Page 34-35 is a reminder of just what this is all about...
In 2012 the Company completed a Front-End Engineering Design study for the well design, being consistent with discharging the licence obligation to drill an exploratory well targeting the shallowest prospective horizons and with drilling equipment
capable of reaching depths of at least 18,000 feet. To all intents and purposes this meant that, having completed a significant amount of preparatory work, the Company regarded the prospect as ‘drill-ready’. However various ‘above ground’ issues pertaining to the establishment of a New Petroleum Act and the New Petroleum Regulations (as detailed further in the Legislation & Regulatory Environment section above) resulted in a delay to the implementation of these plans.

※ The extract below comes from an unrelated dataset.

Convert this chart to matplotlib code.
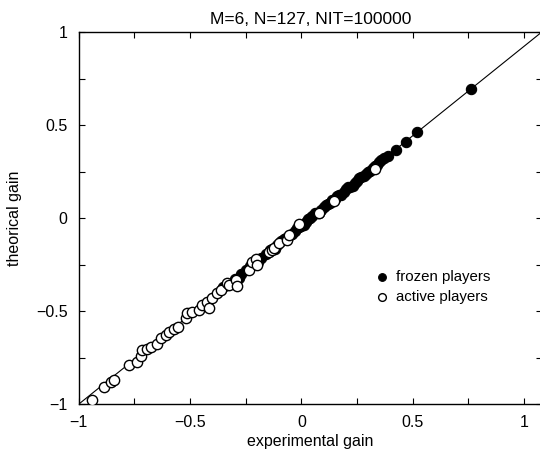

During the period of this delay, the Company invested considerable additional efforts into a range of technical work focused on the Southern Licences. This work further established the presence and robustness of the petroleum systems, and assessed and sought to mitigate individually source rock interval and maturity, trap formation, oil migration, reservoir and seal risks. This work included analysis of fluid inclusion and oils collected from the region, determining multiple pulses of oil migration from differing source rock intervals, all determined to be in the oil window; an analysis of seal facies and distribution linked to vertical seismic anomalies to determine trap/seal integrity across the prospective structures; seismic inversion to aid determination of reservoir-seal pairs; and, a detailed seismic interpretation to test fault independent closure thus mitigating trap risk. Much of this work has been tested and validated through the farm-in process with a wide range of industry majors and large independents.
As a result of this and earlier work BPC determined that the Southern Licences contained considerable oil potential, and in 2017 the Company engaged Moyes & Co, an international petroleum industry consultancy, as external technical experts to conduct an independent audit of BPC’s own assessment of the total petroleum system and prospect portfolio utilising the full range of the Company’s exhaustive database (the “Moyes Report”). The key findings of the Moyes Report were as follows:
Stock Tank Oil Initially in Place (“STOIIP”) assessed for the prospect structures as 8.4 billion barrels, with an upside of up to 28 billion barrels;
Applying a recovery factor in the range of 20 – 40 per cent. to the Moyes STOIIP volumetrics would result in an unrisked Estimated Ultimate Recoverable (“EUR”) in the range of 1.6 billion to 3.3 billion barrels (mean), and up to 11 billion barrels (upside); and,
Moyes & Co. independently calculated the probability of success (“PoS”) factors for each of the stacked reservoirs assessed, the majority of which were calculated in the 25 – 35 per cent range.